Si el ser humano siente rechazo hacia lo antiestético, cuya representación está tantas veces en la misma naturaleza corruptible, y cuyo máximo exponente es la nada del fin que aguarda al hombre, bien hará en tratar de situarse, de una parte en la equidistancia de la confianza, más allá de aquello que el mundo puede ofrecerle, y que por contener la semilla de la podredumbre está llamada necesariamente a desaparecer, y de otra en encontrar razón suficiente para inclinarse por uno de los platillos de la balanza de su existencia, en los que, uno sopesa todo aquello real y momentáneo que puede constituirse en aliciente de la hermosura caduca, y el otro reta a asumir el riesgo de lo que aún no ha llegado en plenitud, pero que contiene el encanto de lo incorruptible y lo eterno. Esto es, al mismo Dios.
Resumiendo: lo inmediato tiene fecha de caducidad, y lo que está por venir es ahora sólo promesa de futuro, pero que realmente podría responder a los anhelos de verdad eterna en el hombre que se sabe perecedero.

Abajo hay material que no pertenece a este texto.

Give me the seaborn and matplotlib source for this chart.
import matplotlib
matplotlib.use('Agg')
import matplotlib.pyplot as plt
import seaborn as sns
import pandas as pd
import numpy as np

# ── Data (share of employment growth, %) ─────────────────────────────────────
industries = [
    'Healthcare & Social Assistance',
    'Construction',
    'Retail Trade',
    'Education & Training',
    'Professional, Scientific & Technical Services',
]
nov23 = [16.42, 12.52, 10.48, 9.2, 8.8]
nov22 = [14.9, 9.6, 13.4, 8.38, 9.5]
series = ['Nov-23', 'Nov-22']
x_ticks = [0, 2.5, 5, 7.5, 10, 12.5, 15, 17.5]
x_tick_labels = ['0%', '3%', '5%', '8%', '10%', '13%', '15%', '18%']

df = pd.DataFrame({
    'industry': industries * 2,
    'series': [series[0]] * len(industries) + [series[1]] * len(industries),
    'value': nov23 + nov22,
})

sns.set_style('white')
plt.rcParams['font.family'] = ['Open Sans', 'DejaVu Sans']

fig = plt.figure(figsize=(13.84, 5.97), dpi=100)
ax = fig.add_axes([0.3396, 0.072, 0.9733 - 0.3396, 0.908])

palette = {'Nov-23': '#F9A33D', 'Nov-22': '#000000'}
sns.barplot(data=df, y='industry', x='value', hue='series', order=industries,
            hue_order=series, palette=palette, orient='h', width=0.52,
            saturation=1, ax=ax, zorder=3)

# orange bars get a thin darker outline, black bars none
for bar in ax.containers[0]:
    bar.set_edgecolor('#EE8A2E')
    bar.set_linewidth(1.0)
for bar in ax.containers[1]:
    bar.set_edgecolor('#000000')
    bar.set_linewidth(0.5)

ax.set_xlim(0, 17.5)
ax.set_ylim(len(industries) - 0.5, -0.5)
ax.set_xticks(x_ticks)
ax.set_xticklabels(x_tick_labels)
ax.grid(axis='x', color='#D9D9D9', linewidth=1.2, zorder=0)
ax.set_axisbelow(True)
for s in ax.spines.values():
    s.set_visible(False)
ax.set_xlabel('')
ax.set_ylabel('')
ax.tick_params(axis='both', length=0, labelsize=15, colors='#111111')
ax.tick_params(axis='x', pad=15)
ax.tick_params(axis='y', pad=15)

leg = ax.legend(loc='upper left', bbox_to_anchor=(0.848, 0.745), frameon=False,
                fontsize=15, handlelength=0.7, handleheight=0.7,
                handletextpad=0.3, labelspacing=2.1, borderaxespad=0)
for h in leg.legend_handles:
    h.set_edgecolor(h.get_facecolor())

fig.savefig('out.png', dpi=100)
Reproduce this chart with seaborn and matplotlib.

Cuando se es joven se rechaza instintivamente reflexionar sobre el sentido de la vida, esto es, ¿para qué he sido traído al mundo “si no se contó conmigo”? ― dicho popular cuando da por pensarse― O, también, ¿por qué tengo que hacer el bien y no lo que satisfaga mi ego? ― pregunta que remite a Kant― En el intermedio, la duda positiva de un pensador unamuniano: “No lo puede abarcar mi razón, pero mi sentimiento se inclina por una providencia”. O finalmente, ¿está la vida de un hombre abocada a la nada final que es la muerte, o realmente su instinto de querer vivirse responde a que la muerte no es su fin, sino su comienzo realmente? ― última cuestión del filosofar que es retada por la teología.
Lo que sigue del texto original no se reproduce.